At the same time the cancellation of the ACP was announced, Dominion revealed that it had agreed to sell its entire gas pipeline network to the investment firm Berkshire Hathaway Energy, led by Warren Buffett, in a deal valued at $9.7 billion, including $5.7 billion in debt relief and $4 billion in cash. The sale includes around 900 billion cubic feet of gas-storage capacity as well as 7,700 miles of transmission and storage pipelines.

“This transaction represents another significant step in our evolution as a company, allowing us to focus even more on fulfilling utility customer needs and positioning us for a bright and increasingly sustainable future,” said Farrell.

The two utilities said they would continue to concentrate on greening its energy portfolio with a mix of renewables and nuclear power while continuing to retire its coal generation in order to meet future targets for reduced carbon emissions.

Sustainability appeared to become more attractive to Dominion and Duke as the ACP became bogged down in a stubborn legal challenge from environmentalists and other activist organizations. The utilities notched a major win in a closely watched case before the Supreme Court when the justices voted 7-2 in late June that the procedure for obtaining a critical permit to bury the pipeline beneath a relatively short crossing of the Appalachian Trail.

The victory, however, was tempered by an earlier ruling by the Ninth Circuit Court of Appeals in San Francisco on the permit-process for the Keystone XL Pipeline in Montana. The May 28 ruling indicated the Ninth Circuit was unlikely to overturn a lower-court ruling that had called into question the authority of the Army Corps of Engineers to issue permits for pipelines that cross streams and wetlands, the two utilities said.

The ruling and the likelihood of fallout reaching the ACP was enough to convince Dominion and Duke that the project, originally launched in 2014, was no longer tenable as its cost estimates had increased to $8 billion from an original estimate of between $4.5 billion and $5.0 billion.
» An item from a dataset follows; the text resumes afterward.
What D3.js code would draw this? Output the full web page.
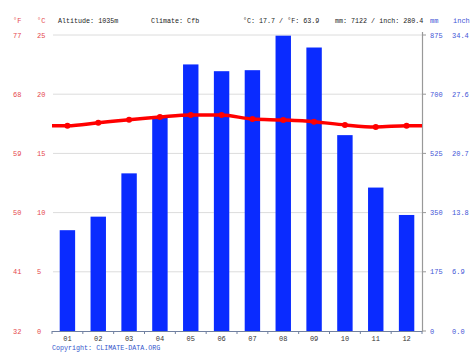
<!DOCTYPE html>
<html><head><meta charset="utf-8">
<script src="https://cdn.jsdelivr.net/npm/d3@7/dist/d3.min.js"></script>
<style>body{margin:0;background:#fff}svg{display:block}text{font-family:"Liberation Mono","DejaVu Sans Mono",monospace}</style>
</head><body>
<svg id="c" width="474" height="355"></svg>
<script>
const months = ["01","02","03","04","05","06","07","08","09","10","11","12"];
const precipMm = [298,338,466,635,788,768,771,873,838,579,424,343];
const tempC = [17.34,17.59,17.85,18.07,18.24,18.24,17.9,17.82,17.68,17.4,17.23,17.34];
const cTicks = [0,5,10,15,20,25];
const fTicks = [32,41,50,59,68,77];
const mmTicks = [0,175,350,525,700,875];
const inchTicks = ["0.0","6.9","13.8","20.7","27.6","34.4"];
const header = {alt:"Altitude: 1035m", climate:"Climate: Cfb", temp:"°C: 17.7 / °F: 63.9", prec:"mm: 7122 / inch: 280.4"};

const svg = d3.select("#c");
const L=52, R=422, T=35, B=331;
const red="#e5484d", blue="#3f55d6";
const x = d3.scaleBand().domain(months).range([L,R]).paddingInner(0.5).paddingOuter(0.25);
const yT = d3.scaleLinear().domain([0,25]).range([B,T]);
const yP = d3.scaleLinear().domain([0,875]).range([B,T]);

// grid
svg.append("g").selectAll("line").data(cTicks.slice(1)).join("line")
  .attr("x1",L+1).attr("x2",R).attr("y1",d=>yT(d)).attr("y2",d=>yT(d))
  .attr("stroke","#dcdcdc").attr("stroke-width",1);

// bars
svg.append("g").selectAll("rect").data(precipMm).join("rect")
  .attr("x",(d,i)=>x(months[i])).attr("width",x.bandwidth())
  .attr("y",d=>yP(d)).attr("height",d=>B-yP(d)).attr("fill","#0a2bff");

// bottom axis
const xAxis = svg.append("g");
xAxis.append("line").attr("x1",L).attr("x2",R).attr("y1",B+0.5).attr("y2",B+0.5).attr("stroke","#7080a0");
const step = x.step();
xAxis.selectAll("line.t").data(d3.range(13)).join("line").attr("class","t")
  .attr("x1",d=>L+d*(R-L)/12).attr("x2",d=>L+d*(R-L)/12).attr("y1",B).attr("y2",B+3).attr("stroke","#7080a0");
xAxis.selectAll("text").data(months).join("text")
  .attr("x",d=>x(d)+x.bandwidth()/2).attr("y",B+10).attr("text-anchor","middle")
  .attr("font-size","7px").attr("fill","#333").text(d=>d);

// right axis
svg.append("line").attr("x1",R+0.5).attr("x2",R+0.5).attr("y1",T-3).attr("y2",B+1).attr("stroke","#999").attr("stroke-width",1.2);
svg.append("g").selectAll("line").data(mmTicks).join("line")
  .attr("x1",R).attr("x2",R+4).attr("y1",d=>yP(d)).attr("y2",d=>yP(d)).attr("stroke","#999");
svg.append("g").selectAll("text").data(mmTicks).join("text")
  .attr("x",430).attr("y",d=>yP(d)+2.5).attr("font-size","7px").attr("fill",blue).text(d=>d);
svg.append("g").selectAll("text").data(inchTicks).join("text")
  .attr("x",452).attr("y",(d,i)=>yP(mmTicks[i])+2.5).attr("font-size","7px").attr("fill",blue).text(d=>d);

// left labels
svg.append("g").selectAll("text").data(cTicks).join("text")
  .attr("x",37).attr("y",d=>yT(d)+2.5).attr("font-size","7px").attr("fill",red).text(d=>d);
svg.append("g").selectAll("text").data(fTicks).join("text")
  .attr("x",13).attr("y",(d,i)=>yT(cTicks[i])+2.5).attr("font-size","7px").attr("fill",red).text(d=>d);

// temperature line
const pts = [[L,tempC[0]]].concat(tempC.map((t,i)=>[x(months[i])+x.bandwidth()/2,t])).concat([[R,tempC[tempC.length-1]]]);
svg.append("path").datum(pts)
  .attr("d",d3.line().x(d=>d[0]).y(d=>yT(d[1])).curve(d3.curveMonotoneX))
  .attr("fill","none").attr("stroke","#ff0000").attr("stroke-width",3.5);
svg.append("g").selectAll("circle").data(tempC).join("circle")
  .attr("cx",(d,i)=>x(months[i])+x.bandwidth()/2).attr("cy",d=>yT(d)).attr("r",3).attr("fill","#ff0000");

// header
const hy=23;
svg.append("text").attr("x",13).attr("y",hy).attr("font-size","7px").attr("fill",red).text("°F");
svg.append("text").attr("x",37).attr("y",hy).attr("font-size","7px").attr("fill",red).text("°C");
svg.append("text").attr("x",58).attr("y",hy).attr("font-size","6.7px").attr("fill","#222").text(header.alt);
svg.append("text").attr("x",151).attr("y",hy).attr("font-size","6.7px").attr("fill","#222").text(header.climate);
svg.append("text").attr("x",243).attr("y",hy).attr("font-size","6.7px").attr("fill","#222").text(header.temp);
svg.append("text").attr("x",335).attr("y",hy).attr("font-size","6.7px").attr("fill","#222").text(header.prec);
svg.append("text").attr("x",430).attr("y",hy).attr("font-size","7px").attr("fill",blue).text("mm");
svg.append("text").attr("x",453).attr("y",hy).attr("font-size","7px").attr("fill",blue).text("inch");

svg.append("text").attr("x",52).attr("y",350).attr("font-size","6.7px").attr("fill","#3355cc").text("Copyright: CLIMATE-DATA.ORG");
</script>
</body></html>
The target date to enter service had also been pushed back to 2022. “This new information and litigation risk, among other continuing execution risks, make the project too uncertain to justify investing more shareholder capital,” the statement said.

“We regret that we will be unable to complete the Atlantic Coast Pipeline,” Farrell and Good said. “For almost six years we have worked diligently and invested billions of dollars to complete the project and deliver the much-needed infrastructure to our customers and communities.”

The ACP was envisioned as a means of delivering gas from West Virginia into Virginia and North Carolina. The 600-mile ACP featured runs of 42-inch pipe through parts of West Virginia and Virginia and culminated with a 36-inch line in North Carolina. The route would have also featured various smaller lateral lines and a trio of compression stations, and would have delivered around 1.5 billion cubic feet per day.

Gas will still play a role in the energy mix for the two utilities, however, as they continue with plans to wind down their use of coal generation in the coming years while expanding the use of renewables. In late June, Dominion announced completion of the Coastal Virginia Offshore Wind pilot project off Virginia Beach. The project is the first offshore wind farm in federal waters and includes two turbines and 12 megawatts (Mw) of capacity.

Dominion also has an ace in the hole in the form of three nuclear power plants, including two currently serving its Virginia territory. Duke can rely on its stake in the 2,300-Mw Catawba Nuclear Station in South Carolina, which is licensed through 2043 and is already seeking another 20-year extension from federal regulators.

Good said, “While we’re disappointed that we’re not able to move forward with ACP, we will continue exploring ways to help our customers and communities.”